Asked if he was worried that such freedom would result in rental rates being the same as in the private market, Wu said they would keep a close watch once the scheme was rolled out in the second half of 2018.
“Logically speaking, we assume that by narrowing the eligibility criteria down to only grass-roots families on the waiting list means that the possible rental level would also be subjected to limitations this way. Under normal circumstances, the rent should not exceed market levels, but of course we will closely monitor the situation when it is implemented,” Wu said.
However, Anthony Chiu Kwok-wai, executive director of the Federation of Public Housing Estates, which represents residents, said he believed priority should be given to those on the waiting list for more than three years rather than students.
“Since the number of flats that will be available will not be that many, I believe the Housing Society should prioritise those on the waiting list.
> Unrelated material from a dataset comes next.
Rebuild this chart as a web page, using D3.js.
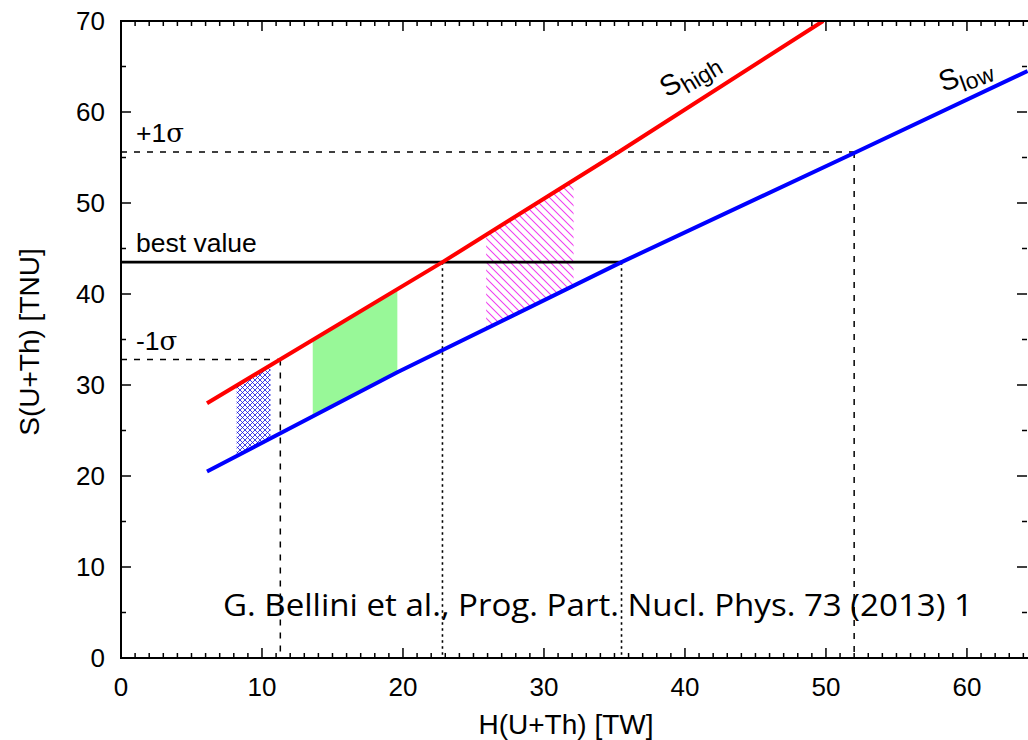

University students on the other hand don’t seem to have that urgent of a housing need compared to them,” Chiu said.
City University has faced the most serious shortage of hostel places for local students out of Hong Kong’s eight publicly funded universities. Out of 3,859 applications received in the 2014-15 academic year, only 42 per cent were allocated a space.
The university’s student union president Alvis Chan Ngok-lam said students living in Housing Society flats would lose out on the culture of living in dormitories with others of a similar age.
“A lot of students are not just concerned about having a bed space, they also want to have a fulfilling ‘hall life’ experience, where they can live and grow together with people of their own age,” Chan said.
The University of Hong Kong’s student union president Ed Wong Ching-tak agreed with Chan that students may not find such housing arrangements most suitable for their needs.
“Maybe the flats would be attractive to non-local students who have not been allocated a space in campus hostels, but I believe there are not many of them,” Wong said.
He said local students could live at home but the majority would still prefer to live with other students as part of their “university life experience”.
“I’d rather that the government find land to build more university hostels exclusively for students to live together,” he said.
In her policy address this month, the chief executive unveiled a HK$12 billion hostel development fund to subsidise 75 per cent of the construction costs for new university hostels.
Six universities are currently planning to build 10 hostels in total, providing 9,380 places.
The Housing Society scheme is intended to be an experiment for the government to see if it could be implemented on a much larger scale with flats built by the Housing Authority.
Official figures show that around 380,000 flats sold under the Home Ownership Scheme have unpaid land premiums.